I don’t want to take the science to task too badly. This was way pre-Chernobyl and the ramifications of something like this would have been pretty abstract to the general public and, probably, a decent segment of the people working on the film. That’s the generous explanation. A less generous one is that Britain was about to lose control of Jamaica and didn’t care what happened to an island full of non-white people. Regardless of the intention behind it, it’s one of those things that in hindsight you see and tug on your collar a little bit. (As an aside, in Ian Fleming’s original novel, Dr. No runs a guano mine, an operation that actually was fairly prolific in the 19th century and kinda-sorta started the United States’ own imperialism. Geopolitics is weird.)

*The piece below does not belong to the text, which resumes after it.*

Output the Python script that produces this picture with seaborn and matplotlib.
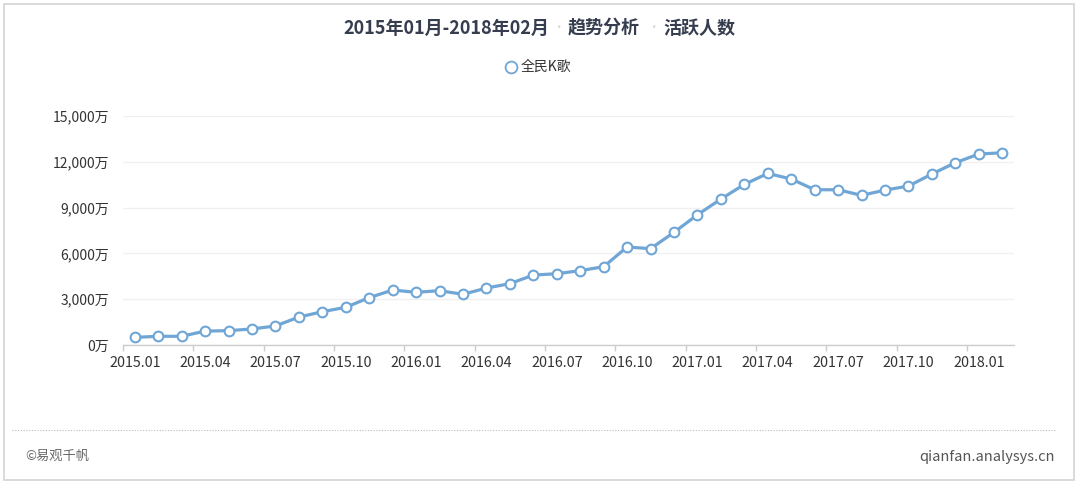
import matplotlib
matplotlib.use("Agg")
import matplotlib.pyplot as plt
from matplotlib.patches import Rectangle
from matplotlib.lines import Line2D
from matplotlib.ticker import FuncFormatter, FixedLocator
import seaborn as sns
import pandas as pd

# 数据: 全民K歌 月活跃人数 (万)
months = ["2015.01", "2015.02", "2015.03", "2015.04", "2015.05", "2015.06",
          "2015.07", "2015.08", "2015.09", "2015.10", "2015.11", "2015.12",
          "2016.01", "2016.02", "2016.03", "2016.04", "2016.05", "2016.06",
          "2016.07", "2016.08", "2016.09", "2016.10", "2016.11", "2016.12",
          "2017.01", "2017.02", "2017.03", "2017.04", "2017.05", "2017.06",
          "2017.07", "2017.08", "2017.09", "2017.10", "2017.11", "2017.12",
          "2018.01", "2018.02"]
active_users = [500, 570, 570, 910, 940, 1050, 1245, 1830, 2180, 2470, 3100, 3600,
                3450, 3560, 3320, 3730, 4020, 4580, 4670, 4870, 5130, 6420, 6310, 7380,
                8530, 9560, 10520, 11240, 10870, 10170, 10170, 9800, 10150, 10410, 11200, 11940,
                12510, 12590]
series_name = "全民K歌"
y_ticks = [0, 3000, 6000, 9000, 12000, 15000]

df = pd.DataFrame({"month": months, "value": active_users})
df["idx"] = range(len(df))

sns.set_theme(style="white")
plt.rcParams["font.family"] = ["Noto Sans CJK SC", "DejaVu Sans"]

line_color = "#6fa6d6"
text_color = "#333333"

fig = plt.figure(figsize=(10.8, 4.86), dpi=100)
ax = fig.add_axes([123 / 1080, 1 - 345 / 486, (1014 - 123) / 1080, (345 - 116) / 486])

sns.lineplot(data=df, x="idx", y="value", ax=ax, color=line_color, linewidth=2.3,
             marker="o", markersize=7, markerfacecolor="white",
             markeredgecolor=line_color, markeredgewidth=1.5, zorder=3)

ax.set_xlim(-0.5, len(months) - 0.5)
ax.set_ylim(0, 15000)
ax.set_xlabel("")
ax.set_ylabel("")

# y 轴
ax.yaxis.set_major_locator(FixedLocator(y_ticks))
ax.yaxis.set_major_formatter(FuncFormatter(lambda v, p: f"{int(v):,}万"))
ax.grid(axis="y", color="#f0f0f0", linewidth=1)
ax.tick_params(axis="y", length=0, labelsize=10, labelcolor=text_color, pad=10)

# x 轴: 每 3 个月一个标签, 刻度在类目边界
label_idx = list(range(0, len(months), 3))
ax.set_xticks(label_idx)
ax.set_xticklabels([months[i] for i in label_idx])
ax.set_xticks([i - 0.5 for i in label_idx], minor=True)
ax.tick_params(axis="x", which="major", length=0, labelsize=10.3, labelcolor=text_color, pad=8)
ax.tick_params(axis="x", which="minor", length=4, color="#cccccc", width=1, bottom=True)

for s in ["top", "right", "left"]:
    ax.spines[s].set_visible(False)
ax.spines["bottom"].set_color("#cccccc")
ax.spines["bottom"].set_linewidth(1)

# 标题
title_y = 1 - 28 / 486
title_color = "#363d4f"
fig.text(343 / 1080, title_y, "2015年01月-2018年02月", fontsize=13, color=title_color,
         weight="bold", ha="left", va="center")
fig.text(558 / 1080, title_y, "•", fontsize=9, color="#d8d8d8", ha="center", va="center")
fig.text(568 / 1080, title_y, "趋势分析", fontsize=13, color=title_color,
         weight="bold", ha="left", va="center")
fig.text(653 / 1080, title_y, "•", fontsize=9, color="#d8d8d8", ha="center", va="center")
fig.text(663 / 1080, title_y, "活跃人数", fontsize=13, color=title_color,
         weight="bold", ha="left", va="center")

# 图例
leg_y = 1 - 67 / 486
fig.add_artist(Line2D([511 / 1080], [leg_y], marker="o", markersize=8.5,
                      markerfacecolor="white", markeredgecolor=line_color,
                      markeredgewidth=1.3, transform=fig.transFigure))
fig.text(521 / 1080, leg_y, series_name, fontsize=10, color=text_color,
         ha="left", va="center")

# 页脚
fig.add_artist(Line2D([12 / 1080, 1055 / 1080], [1 - 430 / 486, 1 - 430 / 486],
                      color="#bbbbbb", linewidth=0.8, linestyle=(0, (1, 1.5)),
                      transform=fig.transFigure))
fig.text(25 / 1080, 1 - 456 / 486, "©易观千帆", fontsize=9.5, color="#666666",
         ha="left", va="center")
fig.text(1055 / 1080, 1 - 457 / 486, "qianfan.analysys.cn", fontsize=10.5, color="#555555",
         ha="right", va="center")

# 外框
fig.add_artist(Rectangle((4 / 1080, 1 - 480 / 486), (1074 - 4) / 1080, (480 - 4) / 486,
                         fill=False, edgecolor="#d4d4d4", linewidth=1.2,
                         transform=fig.transFigure))

fig.savefig("out.png", dpi=100)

Connery’s Bond: Cool, and completely confident
What I am willing to take to task is the fact that multiple Asian characters, including the titular Dr. No, are played by white actors in yellowface. It was unfortunately common in Hollywood to do this—hell, How I Met Your Mother did it in 2014—but it’s still an uncomfortable watch. It was just as wrong then as it is now. A small saving grace, if there must be one, is that neither Wiseman nor Marshall leans into a stereotypically Asian portrayal, instead being simply hammy in a Bond-esque way.
The stuff that works best in Dr. No is the stuff that indulges in the camp of the situation. Connery in particular is not what I expected from a first watch—he was better. Yes, he’s debonair and sexy, but he is also so remarkably unperturbed by the frankly insane events unfolding around him. The iconic image of him, eyebrow slightly raised and cigarette dangling from his mouth isn’t simply an image but an attitude. Bond isn’t the definition of cool because everything goes his way, but because he’s completely confident that everything will end his way.
Ultimately, it did. The legacy of this debut is what makes Dr. No successful, if as an artifact more than a standalone film. And it’s the goofiness of this film and the character that I’ve realized is just as influential as Bond’s suaveness. It’s part of the reason the parodies have also proliferated to such an extent. Audiences in 1962 may not have had the most robust knowledge of nuclear politics, but they were smart enough to know when something was goofy. I think that’s why you can still mostly get the gist from watching Austin Powers. But there’s only one place you can get Sean Connery, and it’s right here.